What to do: Starting with the first line of the listing, quote each line exactly until and including the one with "-2.944, -2.94, -2.94]", leaving pictures out.

Collected material:
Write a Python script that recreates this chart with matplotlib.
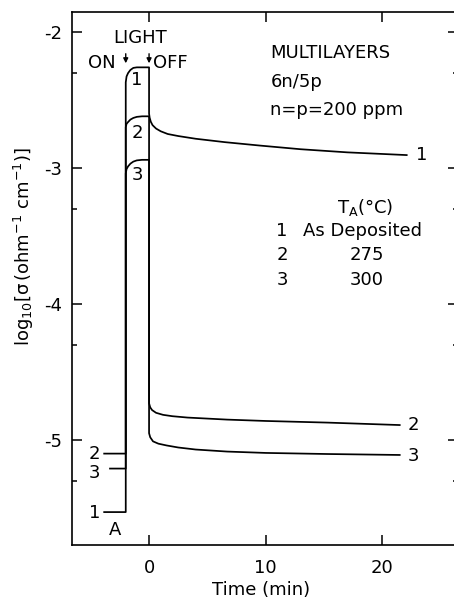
import matplotlib
matplotlib.use("Agg")
import matplotlib.pyplot as plt
import numpy as np

plt.rcParams['font.family'] = ['DejaVu Sans']
plt.rcParams['mathtext.default'] = 'regular'

# ---- data ----
curve_ids = ["1", "2", "3"]
t_on = -2.0
t_off = 0.0
dark_level = [-5.53, -5.10, -5.21]
dark_start = [-3.85, -3.85, -3.35]

rise_t = [-2.0, -1.93, -1.8, -1.6, -1.35, -1.05, -0.6, 0.0]
rise_1 = [-2.37, -2.327, -2.302, -2.279, -2.264, -2.26, -2.26, -2.26]
rise_2 = [-2.70, -2.675, -2.662, -2.644, -2.632, -2.624, -2.62, -2.62]
rise_3 = [-3.04, -3.008, -2.988, -2.968, -2.953, -2.944, -2.94, -2.94]

decay_t1 = [0.0, 0.05, 0.15, 0.3, 0.6, 1.0, 1.6, 2.5, 4.0, 6.5, 9.5, 13.0, 17.0, 22.1]
decay_1 = [-2.60, -2.63, -2.66, -2.685, -2.71, -2.73, -2.75, -2.765, -2.785, -2.81, -2.835, -2.862, -2.885, -2.905]
decay_t2 = [0.0, 0.1, 0.26, 0.6, 1.2, 2.0, 3.3, 6.7, 10.0, 15.3, 21.5]
decay_2 = [-4.73, -4.76, -4.78, -4.80, -4.815, -4.825, -4.835, -4.85, -4.86, -4.872, -4.89]
decay_t3 = [0.0, 0.1, 0.34, 0.8, 1.5, 2.5, 4.0, 6.7, 10.0, 15.3, 21.5]
decay_3 = [-4.95, -4.98, -5.01, -5.027, -5.04, -5.055, -5.07, -5.085, -5.095, -5.103, -5.11]

rises = [rise_1, rise_2, rise_3]
decays_t = [decay_t1, decay_t2, decay_t3]
decays = [decay_1, decay_2, decay_3]

legend_nums = ["1", "2", "3"]
legend_ta = ["As Deposited", "275", "300"]

xticks = [0, 10, 20]
yticks = [-2, -3, -4, -5]

# ---- figure ----
W, H = 454, 599
fig = plt.figure(figsize=(W / 100, H / 100), dpi=100)
ax = fig.add_axes([72 / W, 54 / H, (458 - 72) / W, (545 - 12) / H])

lw = 1.25
for i in range(3):
    t = [dark_start[i], t_on] + rise_t + decays_t[i]
    y = [dark_level[i], dark_level[i]] + rises[i] + decays[i]
    ax.plot(t, y, color='black', lw=lw, solid_joinstyle='round')

ax.set_xlim(-6.61, 26.5)
ax.set_ylim(-5.772, -1.853)

ax.set_xticks(xticks)
ax.set_xticklabels([str(v) for v in xticks])
ax.set_yticks(yticks)
ax.set_yticklabels([str(v) for v in yticks])
ax.set_yticks([v - np.log10(2) for v in yticks], minor=True)
ax.tick_params(which='both', direction='in', top=True, right=True,
               labelsize=13, width=1.1)
ax.tick_params(which='major', length=7)
ax.tick_params(which='minor', length=3.5)
ax.tick_params(axis='y', pad=7)
ax.tick_params(axis='x', pad=10)
for s in ax.spines.values():
    s.set_linewidth(1.2)

fs = 13
# labels inside
ax.text(-1.03, -2.35, "1", fontsize=fs, ha='center', va='center')
ax.text(-1.03, -2.74, "2", fontsize=fs, ha='center', va='center')
ax.text(-1.03, -3.05, "3", fontsize=fs, ha='center', va='center')
# left dark labels
ax.text(-4.7, dark_level[1], "2", fontsize=fs, ha='center', va='center')
ax.text(-4.7, dark_level[2] - 0.03, "3", fontsize=fs, ha='center', va='center')
ax.text(-4.7, dark_level[0] - 0.01, "1", fontsize=fs, ha='center', va='center')
ax.text(-2.9, -5.66, "A", fontsize=fs, ha='center', va='center')
# right end labels
ax.text(22.9, decay_1[-1], "1", fontsize=fs, ha='left', va='center')
ax.text(22.2, decay_2[-1], "2", fontsize=fs, ha='left', va='center')
ax.text(22.2, decay_3[-1] - 0.01, "3", fontsize=fs, ha='left', va='center')

# light annotation
ax.text(-0.77, -2.044, "LIGHT", fontsize=fs, ha='center', va='center')
ax.text(-2.85, -2.23, "ON", fontsize=fs, ha='right', va='center')
ax.text(0.3, -2.23, "OFF", fontsize=fs, ha='left', va='center')
for tx in (t_on, t_off):
    ax.annotate("", xy=(tx, -2.23), xytext=(tx, -2.16),
                arrowprops=dict(arrowstyle='-|>', color='black', lw=1.0,
                                mutation_scale=7, shrinkA=0, shrinkB=0))

# info block
ax.text(10.4, -2.155, "MULTILAYERS", fontsize=fs, ha='left', va='center')
ax.text(10.4, -2.37, "6n/5p", fontsize=fs, ha='left', va='center')
ax.text(10.4, -2.57, "n=p=200 ppm", fontsize=fs, ha='left', va='center')

ax.text(18.5, -3.29, r"$T_A$(°C)", fontsize=fs, ha='center', va='center')
leg_y = [-3.46, -3.64, -3.82]
for n, ta, yy in zip(legend_nums, legend_ta, leg_y):
    ax.text(11.4, yy, n, fontsize=fs, ha='center', va='center')
    if ta == "As Deposited":
        ax.text(13.2, yy, ta, fontsize=fs, ha='left', va='center')
    else:
        ax.text(18.7, yy, ta, fontsize=fs, ha='center', va='center')

fig.text(261 / W, 1 - 590 / H, "Time (min)", fontsize=fs, ha='center', va='center')
fig.text(24 / W, 1 - 247 / H,
         r"$\mathrm{log}_{10}[\sigma\,(\mathrm{ohm}^{-1}\ \mathrm{cm}^{-1})]$",
         fontsize=fs, rotation=90, ha='center', va='center')

fig.savefig("out.png", dpi=100)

Expected answer:
Write a Python script that recreates this chart with matplotlib.
import matplotlib
matplotlib.use("Agg")
import matplotlib.pyplot as plt
import numpy as np

plt.rcParams['font.family'] = ['DejaVu Sans']
plt.rcParams['mathtext.default'] = 'regular'

# ---- data ----
curve_ids = ["1", "2", "3"]
t_on = -2.0
t_off = 0.0
dark_level = [-5.53, -5.10, -5.21]
dark_start = [-3.85, -3.85, -3.35]

rise_t = [-2.0, -1.93, -1.8, -1.6, -1.35, -1.05, -0.6, 0.0]
rise_1 = [-2.37, -2.327, -2.302, -2.279, -2.264, -2.26, -2.26, -2.26]
rise_2 = [-2.70, -2.675, -2.662, -2.644, -2.632, -2.624, -2.62, -2.62]
rise_3 = [-3.04, -3.008, -2.988, -2.968, -2.953, -2.944, -2.94, -2.94]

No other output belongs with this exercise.